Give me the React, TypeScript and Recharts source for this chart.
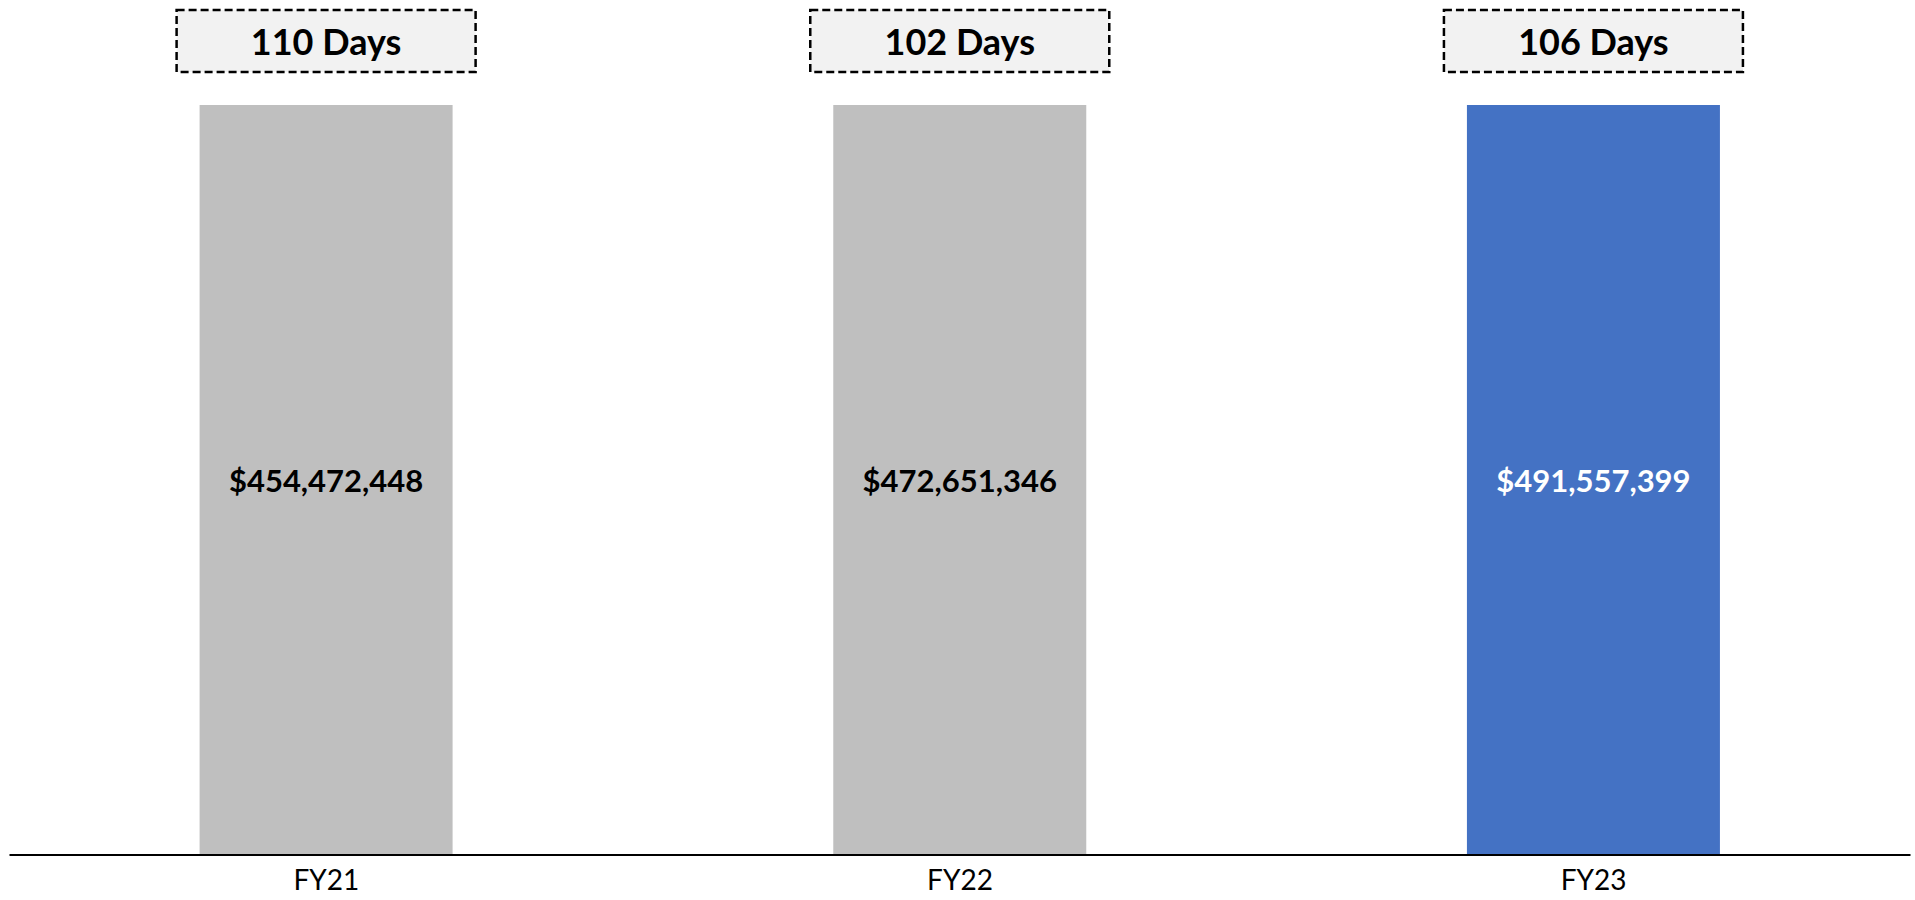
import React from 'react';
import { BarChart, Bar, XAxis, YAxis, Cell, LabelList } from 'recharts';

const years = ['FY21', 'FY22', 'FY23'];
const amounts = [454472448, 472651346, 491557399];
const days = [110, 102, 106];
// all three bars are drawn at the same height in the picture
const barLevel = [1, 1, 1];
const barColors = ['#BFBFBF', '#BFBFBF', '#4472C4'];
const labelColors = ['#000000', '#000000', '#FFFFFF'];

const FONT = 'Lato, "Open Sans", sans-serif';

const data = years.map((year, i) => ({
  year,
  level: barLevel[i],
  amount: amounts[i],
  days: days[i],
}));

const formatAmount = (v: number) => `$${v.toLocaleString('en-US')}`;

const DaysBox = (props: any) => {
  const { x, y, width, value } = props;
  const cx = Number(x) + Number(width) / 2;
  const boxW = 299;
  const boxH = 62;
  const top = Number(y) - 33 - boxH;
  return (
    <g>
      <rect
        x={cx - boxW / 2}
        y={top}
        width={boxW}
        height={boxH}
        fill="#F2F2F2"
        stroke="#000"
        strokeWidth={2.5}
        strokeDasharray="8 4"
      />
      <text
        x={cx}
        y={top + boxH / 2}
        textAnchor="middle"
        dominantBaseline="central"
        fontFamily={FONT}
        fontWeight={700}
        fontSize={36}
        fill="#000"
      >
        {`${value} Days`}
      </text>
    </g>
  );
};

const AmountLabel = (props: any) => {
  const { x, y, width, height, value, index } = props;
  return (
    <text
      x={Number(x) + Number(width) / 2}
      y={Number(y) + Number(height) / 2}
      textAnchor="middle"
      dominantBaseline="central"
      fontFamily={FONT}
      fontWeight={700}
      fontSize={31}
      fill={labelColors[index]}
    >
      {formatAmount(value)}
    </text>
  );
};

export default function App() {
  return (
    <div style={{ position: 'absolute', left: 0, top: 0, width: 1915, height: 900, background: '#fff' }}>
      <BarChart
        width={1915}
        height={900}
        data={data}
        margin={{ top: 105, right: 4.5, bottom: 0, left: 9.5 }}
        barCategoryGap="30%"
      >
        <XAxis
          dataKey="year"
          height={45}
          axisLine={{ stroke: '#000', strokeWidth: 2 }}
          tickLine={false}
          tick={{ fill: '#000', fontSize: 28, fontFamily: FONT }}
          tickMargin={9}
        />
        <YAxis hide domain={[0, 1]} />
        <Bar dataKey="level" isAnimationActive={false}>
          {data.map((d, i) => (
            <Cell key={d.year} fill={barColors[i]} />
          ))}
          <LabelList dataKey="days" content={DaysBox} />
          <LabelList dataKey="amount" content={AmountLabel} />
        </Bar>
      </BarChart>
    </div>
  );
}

==============================

# Problem description:
Restate the whole listing above exactly, please, omitting every image.

# The completed task:
Give me the React, TypeScript and Recharts source for this chart.
import React from 'react';
import { BarChart, Bar, XAxis, YAxis, Cell, LabelList } from 'recharts';

const years = ['FY21', 'FY22', 'FY23'];
const amounts = [454472448, 472651346, 491557399];
const days = [110, 102, 106];
// all three bars are drawn at the same height in the picture
const barLevel = [1, 1, 1];
const barColors = ['#BFBFBF', '#BFBFBF', '#4472C4'];
const labelColors = ['#000000', '#000000', '#FFFFFF'];

const FONT = 'Lato, "Open Sans", sans-serif';

const data = years.map((year, i) => ({
  year,
  level: barLevel[i],
  amount: amounts[i],
  days: days[i],
}));

const formatAmount = (v: number) => `$${v.toLocaleString('en-US')}`;

const DaysBox = (props: any) => {
  const { x, y, width, value } = props;
  const cx = Number(x) + Number(width) / 2;
  const boxW = 299;
  const boxH = 62;
  const top = Number(y) - 33 - boxH;
  return (
    <g>
      <rect
        x={cx - boxW / 2}
        y={top}
        width={boxW}
        height={boxH}
        fill="#F2F2F2"
        stroke="#000"
        strokeWidth={2.5}
        strokeDasharray="8 4"
      />
      <text
        x={cx}
        y={top + boxH / 2}
        textAnchor="middle"
        dominantBaseline="central"
        fontFamily={FONT}
        fontWeight={700}
        fontSize={36}
        fill="#000"
      >
        {`${value} Days`}
      </text>
    </g>
  );
};

const AmountLabel = (props: any) => {
  const { x, y, width, height, value, index } = props;
  return (
    <text
      x={Number(x) + Number(width) / 2}
      y={Number(y) + Number(height) / 2}
      textAnchor="middle"
      dominantBaseline="central"
      fontFamily={FONT}
      fontWeight={700}
      fontSize={31}
      fill={labelColors[index]}
    >
      {formatAmount(value)}
    </text>
  );
};

export default function App() {
  return (
    <div style={{ position: 'absolute', left: 0, top: 0, width: 1915, height: 900, background: '#fff' }}>
      <BarChart
        width={1915}
        height={900}
        data={data}
        margin={{ top: 105, right: 4.5, bottom: 0, left: 9.5 }}
        barCategoryGap="30%"
      >
        <XAxis
          dataKey="year"
          height={45}
          axisLine={{ stroke: '#000', strokeWidth: 2 }}
          tickLine={false}
          tick={{ fill: '#000', fontSize: 28, fontFamily: FONT }}
          tickMargin={9}
        />
        <YAxis hide domain={[0, 1]} />
        <Bar dataKey="level" isAnimationActive={false}>
          {data.map((d, i) => (
            <Cell key={d.year} fill={barColors[i]} />
          ))}
          <LabelList dataKey="days" content={DaysBox} />
          <LabelList dataKey="amount" content={AmountLabel} />
        </Bar>
      </BarChart>
    </div>
  );
}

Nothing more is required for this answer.